INFORMATION SHOWN:

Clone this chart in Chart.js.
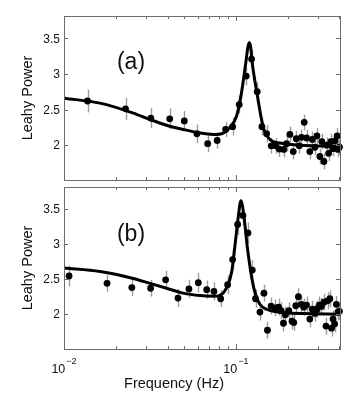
<!DOCTYPE html>
<html>
<head>
<meta charset="utf-8">
<script src="https://cdn.jsdelivr.net/npm/chart.js@4.4.1/dist/chart.umd.min.js"></script>
<style>
    body { margin: 0; background: #fff; }
    #wrap { position: relative; width: 354px; height: 416px; }
    canvas { position: absolute; left: 0; }
</style>
</head>
<body>
<div id="wrap">
    <canvas id="chartA" width="354" height="184" style="top:0px"></canvas>
    <canvas id="chartB" width="354" height="233" style="top:183px"></canvas>
</div>
<script>
// panel (a) - data points
const freqA = [0.0137, 0.0228, 0.0320, 0.0412, 0.0501, 0.0593, 0.0685, 0.0778, 0.0871, 0.0957,
    0.1045, 0.1148, 0.1233, 0.1330, 0.1416, 0.1508, 0.1604, 0.170, 0.1786, 0.1897,
    0.197, 0.206, 0.2155, 0.2242, 0.2335, 0.2405, 0.2495, 0.2575, 0.269, 0.278,
    0.288, 0.296, 0.3077, 0.316, 0.325, 0.337, 0.346, 0.357, 0.367, 0.377,
    0.388, 0.392, 0.40];
const powerA = [2.62, 2.51, 2.38, 2.37, 2.34, 2.16, 2.02, 2.065, 2.22, 2.26,
    2.57, 2.97, 3.21, 2.75, 2.26, 2.16, 1.99, 1.99, 1.945, 1.94,
    2.02, 2.15, 1.91, 2.09, 1.99, 2.11, 2.32, 2.10, 1.91, 2.08,
    1.97, 2.13, 1.84, 2.05, 1.77, 2.0, 1.885, 2.05, 1.95, 2.06,
    2.13, 1.94, 1.97];
const errA = [0.16, 0.155, 0.14, 0.145, 0.14, 0.13, 0.12, 0.115, 0.105, 0.125,
    0.125, 0.13, 0.13, 0.14, 0.12, 0.12, 0.11, 0.11, 0.11, 0.11,
    0.11, 0.11, 0.11, 0.11, 0.11, 0.11, 0.11, 0.11, 0.11, 0.11,
    0.11, 0.11, 0.11, 0.11, 0.11, 0.11, 0.11, 0.11, 0.11, 0.11,
    0.11, 0.11, 0.11];

// panel (a) - fitted model
const fitFreqA = [0.01, 0.0162, 0.0253, 0.0316, 0.0395, 0.0494, 0.0618, 0.0738, 0.0844, 0.0923,
    0.1009, 0.1073, 0.1143, 0.1174, 0.1196, 0.1218, 0.1242, 0.133, 0.1442, 0.1577,
    0.180, 0.2366, 0.403];
const fitPowerA = [2.66, 2.59, 2.45, 2.36, 2.28, 2.22, 2.17, 2.15, 2.17, 2.25,
    2.41, 2.71, 3.17, 3.38, 3.44, 3.38, 3.17, 2.71, 2.25, 2.08,
    2.03, 2.00, 1.985];

// panel (b) - data points
const freqB = [0.0107, 0.0178, 0.0248, 0.0319, 0.039, 0.046, 0.0533, 0.0604, 0.0676, 0.0745,
    0.0815, 0.0895, 0.0957, 0.1023, 0.1098, 0.1175, 0.1245, 0.130, 0.1379, 0.1455,
    0.1525, 0.160, 0.169, 0.177, 0.183, 0.189, 0.194, 0.203, 0.212, 0.217,
    0.223, 0.231, 0.2405, 0.248, 0.2575, 0.269, 0.278, 0.288, 0.296, 0.305,
    0.314, 0.325, 0.334, 0.341, 0.352, 0.360, 0.367, 0.375, 0.384, 0.392,
    0.40];
const powerB = [2.545, 2.44, 2.38, 2.37, 2.49, 2.23, 2.36, 2.45, 2.35, 2.325,
    2.22, 2.42, 2.78, 3.28, 3.41, 3.16, 2.63, 2.22, 2.03, 2.30,
    1.77, 2.115, 2.09, 2.10, 2.05, 1.87, 1.99, 2.05, 1.90, 1.88,
    2.12, 2.25, 2.14, 2.10, 2.13, 1.93, 2.07, 2.01, 2.07, 2.13,
    2.11, 2.17, 1.83, 2.19, 2.22, 1.80, 1.93, 1.86, 2.14, 2.03,
    2.04];
const errB = [0.15, 0.12, 0.12, 0.12, 0.13, 0.13, 0.13, 0.14, 0.13, 0.13,
    0.12, 0.13, 0.14, 0.15, 0.15, 0.15, 0.14, 0.13, 0.12, 0.12,
    0.12, 0.12, 0.12, 0.12, 0.12, 0.12, 0.12, 0.12, 0.12, 0.12,
    0.12, 0.12, 0.12, 0.12, 0.12, 0.12, 0.12, 0.12, 0.12, 0.12,
    0.12, 0.12, 0.12, 0.12, 0.12, 0.12, 0.12, 0.12, 0.12, 0.12,
    0.12];

// panel (b) - fitted model
const fitFreqB = [0.01, 0.0162, 0.0253, 0.0316, 0.0395, 0.0494, 0.0618, 0.0738, 0.0807, 0.0883,
    0.0944, 0.0982, 0.1033, 0.1069, 0.1113, 0.1166, 0.1240, 0.1300, 0.1379, 0.1508,
    0.1897, 0.403];
const fitPowerB = [2.66, 2.61, 2.51, 2.44, 2.37, 2.30, 2.265, 2.255, 2.27, 2.38,
    2.60, 2.93, 3.40, 3.62, 3.40, 2.95, 2.50, 2.28, 2.14, 2.07,
    2.02, 2.00];

// axes
const yTicks = [2, 2.5, 3, 3.5];
const yTickLabels = ['2', '2.5', '3', '3.5'];
const xMajorTicks = [0.01, 0.1];
const xTickBase = ['10', '10'];
const xTickExp = ['\u22122', '\u22121'];
const xMinorTicks = [0.02, 0.03, 0.04, 0.05, 0.06, 0.07, 0.08, 0.09, 0.2, 0.3, 0.4];

const FONT = '"Liberation Sans", Arial, Helvetica, sans-serif';
const TXT = '#111';
const AXIS = '#6a6a6a';

function toXY(xs, ys) {
    return xs.map((v, i) => ({ x: v, y: ys[i] }));
}

// error bars, frame, inward ticks and all the labels
const panelDeco = {
    id: 'panelDeco',
    beforeDatasetsDraw(chart) {
        const { ctx, chartArea: a, scales: { x, y } } = chart;
        const ds = chart.data.datasets[0];
        ctx.save();
        ctx.beginPath();
        ctx.rect(a.left, a.top, a.width, a.height);
        ctx.clip();
        ctx.strokeStyle = '#9c9c9c';
        ctx.lineWidth = 1.4;
        ds.data.forEach((p, i) => {
            const px = Math.round(x.getPixelForValue(p.x)) + 0.5;
            ctx.beginPath();
            ctx.moveTo(px, y.getPixelForValue(p.y - ds.errors[i]));
            ctx.lineTo(px, y.getPixelForValue(p.y + ds.errors[i]));
            ctx.stroke();
        });
        ctx.restore();
    },
    afterDraw(chart, args, opts) {
        const { ctx, chartArea: a, scales: { x, y } } = chart;
        ctx.save();
        ctx.strokeStyle = AXIS;
        ctx.lineWidth = 1;
        ctx.strokeRect(a.left + 0.5, a.top + 0.5, a.width, a.height);

        // y ticks, left and right
        ctx.beginPath();
        yTicks.forEach(v => {
            const py = Math.round(y.getPixelForValue(v)) + 0.5;
            ctx.moveTo(a.left, py); ctx.lineTo(a.left + 4, py);
            ctx.moveTo(a.right, py); ctx.lineTo(a.right - 4, py);
        });
        // x ticks, top and bottom
        xMajorTicks.forEach(v => {
            const px = Math.round(x.getPixelForValue(v)) + 0.5;
            ctx.moveTo(px, a.bottom); ctx.lineTo(px, a.bottom - 5);
            ctx.moveTo(px, a.top); ctx.lineTo(px, a.top + 5);
        });
        xMinorTicks.forEach(v => {
            const px = Math.round(x.getPixelForValue(v)) + 0.5;
            ctx.moveTo(px, a.bottom); ctx.lineTo(px, a.bottom - 3);
            ctx.moveTo(px, a.top); ctx.lineTo(px, a.top + 3);
        });
        ctx.stroke();

        // y tick labels
        ctx.fillStyle = TXT;
        ctx.font = '12px ' + FONT;
        ctx.textAlign = 'right';
        ctx.textBaseline = 'middle';
        yTicks.forEach((v, i) => {
            ctx.fillText(yTickLabels[i], a.left - 4, y.getPixelForValue(v) + 1);
        });

        // y title
        ctx.save();
        ctx.translate(32, (a.top + a.bottom) / 2);
        ctx.rotate(-Math.PI / 2);
        ctx.font = '14.5px ' + FONT;
        ctx.textAlign = 'center';
        ctx.textBaseline = 'alphabetic';
        ctx.fillText('Leahy Power', 0, 0);
        ctx.restore();

        // panel letter
        ctx.font = '23px ' + FONT;
        ctx.textAlign = 'center';
        ctx.textBaseline = 'middle';
        ctx.fillText(opts.letter, 131, a.top + opts.letterDy);

        // x tick labels and title only on the bottom panel
        if (opts.xLabels) {
            ctx.textAlign = 'left';
            ctx.textBaseline = 'alphabetic';
            xMajorTicks.forEach((v, i) => {
                const px = x.getPixelForValue(v);
                ctx.font = '12.5px ' + FONT;
                const w1 = ctx.measureText(xTickBase[i]).width;
                ctx.font = '9px ' + FONT;
                const w2 = ctx.measureText(xTickExp[i]).width;
                const x0 = px - (w1 + w2 + 1) / 2;
                ctx.font = '12.5px ' + FONT;
                ctx.fillText(xTickBase[i], x0, a.bottom + 23.5);
                ctx.font = '9px ' + FONT;
                ctx.fillText(xTickExp[i], x0 + w1 + 1, a.bottom + 14.5);
            });
            ctx.font = '14.5px ' + FONT;
            ctx.textAlign = 'center';
            ctx.fillText('Frequency (Hz)', 174, a.bottom + 38.5);
        }
        ctx.restore();
    }
};

function makePanel(canvasId, freq, power, err, fitFreq, fitPower, yMin, yMax, pad, deco) {
    const data = {
        datasets: [{
            label: 'data',
            data: toXY(freq, power),
            errors: err,
            pointRadius: 3.4,
            pointBackgroundColor: '#000',
            pointBorderWidth: 0,
            showLine: false,
            clip: false,
            order: 0
        }, {
            label: 'fit',
            data: toXY(fitFreq, fitPower),
            showLine: true,
            pointRadius: 0,
            borderColor: '#000',
            borderWidth: 3,
            cubicInterpolationMode: 'monotone',
            order: 1
        }]
    };

    const config = {
        type: 'scatter',
        data: data,
        options: {
            responsive: false,
            animation: false,
            events: [],
            layout: { padding: pad },
            scales: {
                x: { type: 'logarithmic', min: 0.01, max: 0.403, display: false },
                y: { type: 'linear', min: yMin, max: yMax, display: false }
            },
            plugins: {
                legend: { display: false },
                tooltip: { enabled: false },
                panelDeco: deco
            }
        },
        plugins: [panelDeco]
    };

    return new Chart(document.getElementById(canvasId), config);
}

const graficoA = makePanel('chartA', freqA, powerA, errA, fitFreqA, fitPowerA, 1.51, 3.815,
    { left: 64, right: 14, top: 16, bottom: 1 },
    { letter: '(a)', letterDy: 46.5, xLabels: false });

const graficoB = makePanel('chartB', freqB, powerB, errB, fitFreqB, fitPowerB, 1.502, 3.816,
    { left: 64, right: 14, top: 0, bottom: 67 },
    { letter: '(b)', letterDy: 47.5, xLabels: true });
</script>
</body>
</html>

YOUR TASK:
Write out nothing but the lines from the start of the data through the line with "2.03, 2.00, 1.985];". Leave out the pictures.

TASK OUTPUT:
Clone this chart in Chart.js.
<!DOCTYPE html>
<html>
<head>
<meta charset="utf-8">
<script src="https://cdn.jsdelivr.net/npm/chart.js@4.4.1/dist/chart.umd.min.js"></script>
<style>
    body { margin: 0; background: #fff; }
    #wrap { position: relative; width: 354px; height: 416px; }
    canvas { position: absolute; left: 0; }
</style>
</head>
<body>
<div id="wrap">
    <canvas id="chartA" width="354" height="184" style="top:0px"></canvas>
    <canvas id="chartB" width="354" height="233" style="top:183px"></canvas>
</div>
<script>
// panel (a) - data points
const freqA = [0.0137, 0.0228, 0.0320, 0.0412, 0.0501, 0.0593, 0.0685, 0.0778, 0.0871, 0.0957,
    0.1045, 0.1148, 0.1233, 0.1330, 0.1416, 0.1508, 0.1604, 0.170, 0.1786, 0.1897,
    0.197, 0.206, 0.2155, 0.2242, 0.2335, 0.2405, 0.2495, 0.2575, 0.269, 0.278,
    0.288, 0.296, 0.3077, 0.316, 0.325, 0.337, 0.346, 0.357, 0.367, 0.377,
    0.388, 0.392, 0.40];
const powerA = [2.62, 2.51, 2.38, 2.37, 2.34, 2.16, 2.02, 2.065, 2.22, 2.26,
    2.57, 2.97, 3.21, 2.75, 2.26, 2.16, 1.99, 1.99, 1.945, 1.94,
    2.02, 2.15, 1.91, 2.09, 1.99, 2.11, 2.32, 2.10, 1.91, 2.08,
    1.97, 2.13, 1.84, 2.05, 1.77, 2.0, 1.885, 2.05, 1.95, 2.06,
    2.13, 1.94, 1.97];
const errA = [0.16, 0.155, 0.14, 0.145, 0.14, 0.13, 0.12, 0.115, 0.105, 0.125,
    0.125, 0.13, 0.13, 0.14, 0.12, 0.12, 0.11, 0.11, 0.11, 0.11,
    0.11, 0.11, 0.11, 0.11, 0.11, 0.11, 0.11, 0.11, 0.11, 0.11,
    0.11, 0.11, 0.11, 0.11, 0.11, 0.11, 0.11, 0.11, 0.11, 0.11,
    0.11, 0.11, 0.11];

// panel (a) - fitted model
const fitFreqA = [0.01, 0.0162, 0.0253, 0.0316, 0.0395, 0.0494, 0.0618, 0.0738, 0.0844, 0.0923,
    0.1009, 0.1073, 0.1143, 0.1174, 0.1196, 0.1218, 0.1242, 0.133, 0.1442, 0.1577,
    0.180, 0.2366, 0.403];
const fitPowerA = [2.66, 2.59, 2.45, 2.36, 2.28, 2.22, 2.17, 2.15, 2.17, 2.25,
    2.41, 2.71, 3.17, 3.38, 3.44, 3.38, 3.17, 2.71, 2.25, 2.08,
    2.03, 2.00, 1.985];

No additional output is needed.